◆ STORED DATA

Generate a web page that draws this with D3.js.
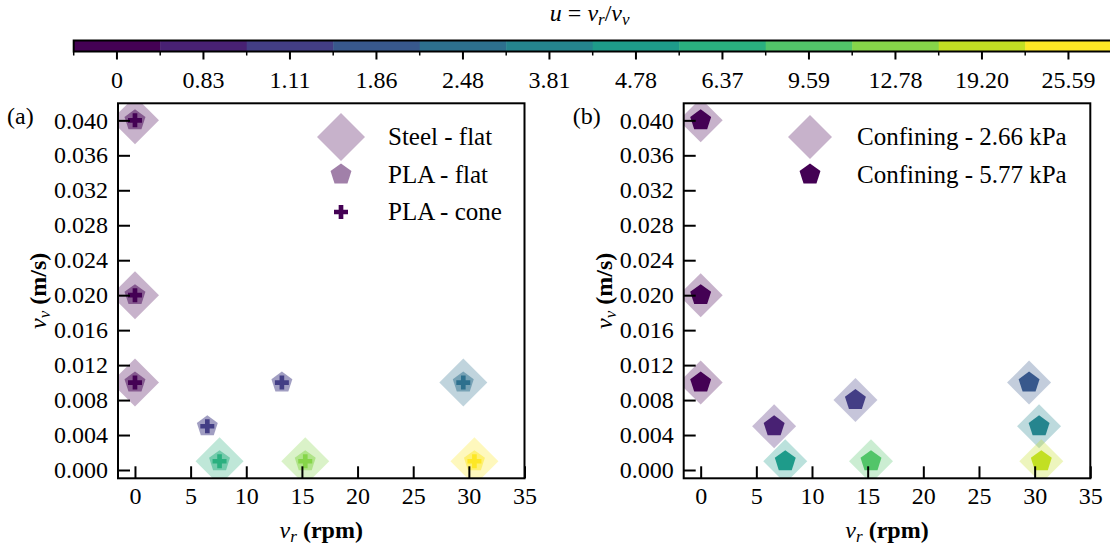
<!DOCTYPE html>
<html>
<head>
<meta charset="utf-8">
<script src="https://cdn.jsdelivr.net/npm/d3@7"></script>
<style>
  html, body { margin: 0; padding: 0; background: #fff; }
  svg { display: block; }
  text { font-family: "Liberation Serif", "Times New Roman", serif; fill: #000; }
</style>
</head>
<body>
<svg id="chart" width="1110" height="551"></svg>
<script>
// ---------------- DATA ----------------
// colour-bar categories, u = v_r / v_v
const uLabels = ["0", "0.83", "1.11", "1.86", "2.48", "3.81", "4.78", "6.37", "9.59", "12.78", "19.20", "25.59"];

// axis ticks
const xTicks = [0, 5, 10, 15, 20, 25, 30, 35];
const yTicks = [0, 0.004, 0.008, 0.012, 0.016, 0.020, 0.024, 0.028, 0.032, 0.036, 0.040];

// Panel (a)
const steelFlatVr = [0, 0, 0, 29.5, 7.6, 15.3, 30.5];
const steelFlatVv = [0.040, 0.020, 0.010, 0.010, 0.001, 0.001, 0.001];
const steelFlatU  = ["0", "0", "0", "2.48", "6.37", "12.78", "25.59"];

const plaFlatVr = [0, 0, 0, 6.5, 13.2, 29.5, 7.6, 15.3, 30.5];
const plaFlatVv = [0.040, 0.020, 0.010, 0.005, 0.010, 0.010, 0.001, 0.001, 0.001];
const plaFlatU  = ["0", "0", "0", "1.11", "1.11", "2.48", "6.37", "12.78", "25.59"];

const plaConeVr = [0, 0, 0, 6.5, 13.2, 29.5, 7.6, 15.3, 30.5];
const plaConeVv = [0.040, 0.020, 0.010, 0.005, 0.010, 0.010, 0.001, 0.001, 0.001];
const plaConeU  = ["0", "0", "0", "1.11", "1.11", "2.48", "6.37", "12.78", "25.59"];

// Panel (b)
const conf266Vr = [0, 0, 0, 6.6, 13.9, 29.5, 30.4, 7.6, 15.3, 30.6];
const conf266Vv = [0.040, 0.020, 0.010, 0.005, 0.008, 0.010, 0.005, 0.001, 0.001, 0.001];
const conf266U  = ["0", "0", "0", "0.83", "1.11", "1.86", "3.81", "4.78", "9.59", "19.20"];

const conf577Vr = [0, 0, 0, 6.6, 13.9, 29.5, 30.4, 7.6, 15.3, 30.6];
const conf577Vv = [0.040, 0.020, 0.010, 0.005, 0.008, 0.010, 0.005, 0.001, 0.001, 0.001];
const conf577U  = ["0", "0", "0", "0.83", "1.11", "1.86", "3.81", "4.78", "9.59", "19.20"];

// ---------------- SETUP ----------------
const svg = d3.select("#chart");
const FONT = 24;

const colorOf = d3.scaleOrdinal()
  .domain(uLabels)
  .range(uLabels.map((d, i) => d3.interpolateViridis(i / (uLabels.length - 1))));

// marker path builders (relative to centre)
function diamondPath(r) { return `M0,${-r}L${r},0L0,${r}L${-r},0Z`; }
function pentagonPath(r) {
  const pts = d3.range(5).map(k => {
    const a = (-90 + 72 * k) * Math.PI / 180;
    return [r * Math.cos(a), r * Math.sin(a)];
  });
  return "M" + pts.map(p => p.join(",")).join("L") + "Z";
}
function plusPath(h) {
  const a = h / 3;
  const p = [[-a,-h],[a,-h],[a,-a],[h,-a],[h,a],[a,a],[a,h],[-a,h],[-a,a],[-h,a],[-h,-a],[-a,-a]];
  return "M" + p.map(q => q.join(",")).join("L") + "Z";
}

// ---------------- COLOUR BAR ----------------
const cb = svg.append("g");
const cbX = d3.scaleBand().domain(uLabels).range([73.7, 1111.7]).padding(0);
const cbTop = 40.5, cbH = 11;
cb.selectAll("rect.seg").data(uLabels).join("rect")
  .attr("class", "seg")
  .attr("x", d => cbX(d)).attr("y", cbTop)
  .attr("width", cbX.bandwidth() + 0.5).attr("height", cbH)
  .attr("fill", d => colorOf(d));
cb.append("rect")
  .attr("x", cbX.range()[0]).attr("y", cbTop)
  .attr("width", cbX.range()[1] - cbX.range()[0]).attr("height", cbH)
  .attr("fill", "none").attr("stroke", "#000").attr("stroke-width", 2);
// minor ticks at boundaries
cb.selectAll("line.minor").data(uLabels).join("line")
  .attr("class", "minor")
  .attr("x1", d => cbX(d)).attr("x2", d => cbX(d))
  .attr("y1", cbTop + cbH).attr("y2", cbTop + cbH + 4)
  .attr("stroke", "#000").attr("stroke-width", 1.5);
const cbAxis = cb.append("g")
  .attr("transform", `translate(0,${cbTop + cbH})`)
  .call(d3.axisBottom(cbX).tickSizeInner(8).tickSizeOuter(0).tickPadding(11));
cbAxis.select(".domain").remove();
cbAxis.selectAll(".tick line").attr("stroke-width", 2);
cbAxis.selectAll(".tick text").style("font-size", FONT + "px").style("font-family", "Liberation Serif");

// colour-bar title: u = v_r / v_v
const cbTitle = svg.append("text")
  .attr("x", (cbX.range()[0] + cbX.range()[1]) / 2 - 3)
  .attr("y", 21)
  .attr("text-anchor", "middle")
  .style("font-size", FONT + "px");
cbTitle.append("tspan").style("font-style", "italic").text("u");
cbTitle.append("tspan").text(" = ");
cbTitle.append("tspan").style("font-style", "italic").text("v");
cbTitle.append("tspan").style("font-style", "italic").style("font-size", "17px").attr("dy", 4).text("r");
cbTitle.append("tspan").attr("dy", -4).text("/");
cbTitle.append("tspan").style("font-style", "italic").text("v");
cbTitle.append("tspan").style("font-style", "italic").style("font-size", "17px").attr("dy", 4).text("v");

// ---------------- PANELS ----------------
function makePanel(opts) {
  const { left, right, top, bottom, id, label, series, legend } = opts;
  const x = d3.scaleLinear().domain([-1.525, 35]).range([left, right]);
  const y = d3.scaleLinear().domain([-0.00095, 0.04195]).range([bottom, top]);
  const g = svg.append("g");

  svg.append("clipPath").attr("id", id)
    .append("rect").attr("x", left).attr("y", top)
    .attr("width", right - left).attr("height", bottom - top);

  const plot = g.append("g").attr("clip-path", `url(#${id})`);
  series.forEach(s => {
    plot.append("g").selectAll("path").data(s.vr.map((v, i) => ({ vr: v, vv: s.vv[i], u: s.u[i] })))
      .join("path")
      .attr("d", s.path)
      .attr("transform", d => `translate(${x(d.vr)},${y(d.vv)})`)
      .attr("fill", d => colorOf(d.u))
      .attr("fill-opacity", s.alpha);
  });

  // axes (ticks inward)
  const ax = g.append("g").attr("transform", `translate(0,${bottom})`)
    .call(d3.axisBottom(x).tickValues(xTicks).tickFormat(d3.format("d"))
      .tickSizeInner(-12).tickSizeOuter(0).tickPadding(9));
  const ay = g.append("g").attr("transform", `translate(${left},0)`)
    .call(d3.axisLeft(y).tickValues(yTicks).tickFormat(d3.format(".3f"))
      .tickSizeInner(-12).tickSizeOuter(0).tickPadding(10));
  [ax, ay].forEach(a => {
    a.select(".domain").remove();
    a.selectAll(".tick line").attr("stroke-width", 2);
    a.selectAll(".tick text").style("font-size", FONT + "px").style("font-family", "Liberation Serif");
  });

  // frame
  g.append("rect").attr("x", left).attr("y", top)
    .attr("width", right - left).attr("height", bottom - top)
    .attr("fill", "none").attr("stroke", "#000").attr("stroke-width", 2);

  // axis titles
  const xt = g.append("text").attr("x", (left + right) / 2).attr("y", 538)
    .attr("text-anchor", "middle").style("font-size", FONT + "px");
  xt.append("tspan").style("font-style", "italic").text("v");
  xt.append("tspan").style("font-style", "italic").style("font-size", "17px").attr("dy", 4).text("r");
  xt.append("tspan").attr("dy", -4).style("font-weight", "bold").text(" (rpm)");

  const yt = g.append("text")
    .attr("transform", `translate(${left - 72},${(top + bottom) / 2}) rotate(-90)`)
    .attr("text-anchor", "middle").style("font-size", FONT + "px");
  yt.append("tspan").style("font-style", "italic").text("v");
  yt.append("tspan").style("font-style", "italic").style("font-size", "17px").attr("dy", 4).text("v");
  yt.append("tspan").attr("dy", -4).style("font-weight", "bold").text(" (m/s)");

  // panel label
  g.append("text").attr("x", left - 111).attr("y", 124)
    .style("font-size", FONT + "px").text(label);

  // legend
  legend.items.forEach((it, i) => {
    const ly = legend.y0 + i * legend.dy;
    g.append("path").attr("d", it.path)
      .attr("transform", `translate(${legend.x},${ly})`)
      .attr("fill", colorOf(uLabels[0])).attr("fill-opacity", it.alpha);
    g.append("text").attr("x", legend.x + 47).attr("y", ly + 8)
      .style("font-size", "25px").text(it.text);
  });
}

makePanel({
  left: 118, right: 524.5, top: 103.3, bottom: 478.3, id: "clipA", label: "(a)",
  series: [
    { vr: steelFlatVr, vv: steelFlatVv, u: steelFlatU, path: diamondPath(24), alpha: 0.3 },
    { vr: plaFlatVr, vv: plaFlatVv, u: plaFlatU, path: pentagonPath(11), alpha: 0.5 },
    { vr: plaConeVr, vv: plaConeVv, u: plaConeU, path: plusPath(7), alpha: 1 }
  ],
  legend: {
    x: 341, y0: 137, dy: 37.5,
    items: [
      { text: "Steel - flat", path: diamondPath(24), alpha: 0.3 },
      { text: "PLA - flat", path: pentagonPath(11), alpha: 0.5 },
      { text: "PLA - cone", path: plusPath(7), alpha: 1 }
    ]
  }
});

makePanel({
  left: 683.7, right: 1090.3, top: 103.3, bottom: 478.3, id: "clipB", label: "(b)",
  series: [
    { vr: conf266Vr, vv: conf266Vv, u: conf266U, path: diamondPath(22), alpha: 0.3 },
    { vr: conf577Vr, vv: conf577Vv, u: conf577U, path: pentagonPath(11), alpha: 1 }
  ],
  legend: {
    x: 810, y0: 137, dy: 37.5,
    items: [
      { text: "Confining - 2.66 kPa", path: diamondPath(22), alpha: 0.3 },
      { text: "Confining - 5.77 kPa", path: pentagonPath(11), alpha: 1 }
    ]
  }
});
</script>
</body>
</html>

◆ TO DO
Repeat, with no pictures, each line from the beginning of the data through the line containing "0.032, 0.036, 0.040];", inclusive.

◆ SOLUTION FOR THIS PROBLEM
Generate a web page that draws this with D3.js.
<!DOCTYPE html>
<html>
<head>
<meta charset="utf-8">
<script src="https://cdn.jsdelivr.net/npm/d3@7"></script>
<style>
  html, body { margin: 0; padding: 0; background: #fff; }
  svg { display: block; }
  text { font-family: "Liberation Serif", "Times New Roman", serif; fill: #000; }
</style>
</head>
<body>
<svg id="chart" width="1110" height="551"></svg>
<script>
// ---------------- DATA ----------------
// colour-bar categories, u = v_r / v_v
const uLabels = ["0", "0.83", "1.11", "1.86", "2.48", "3.81", "4.78", "6.37", "9.59", "12.78", "19.20", "25.59"];

// axis ticks
const xTicks = [0, 5, 10, 15, 20, 25, 30, 35];
const yTicks = [0, 0.004, 0.008, 0.012, 0.016, 0.020, 0.024, 0.028, 0.032, 0.036, 0.040];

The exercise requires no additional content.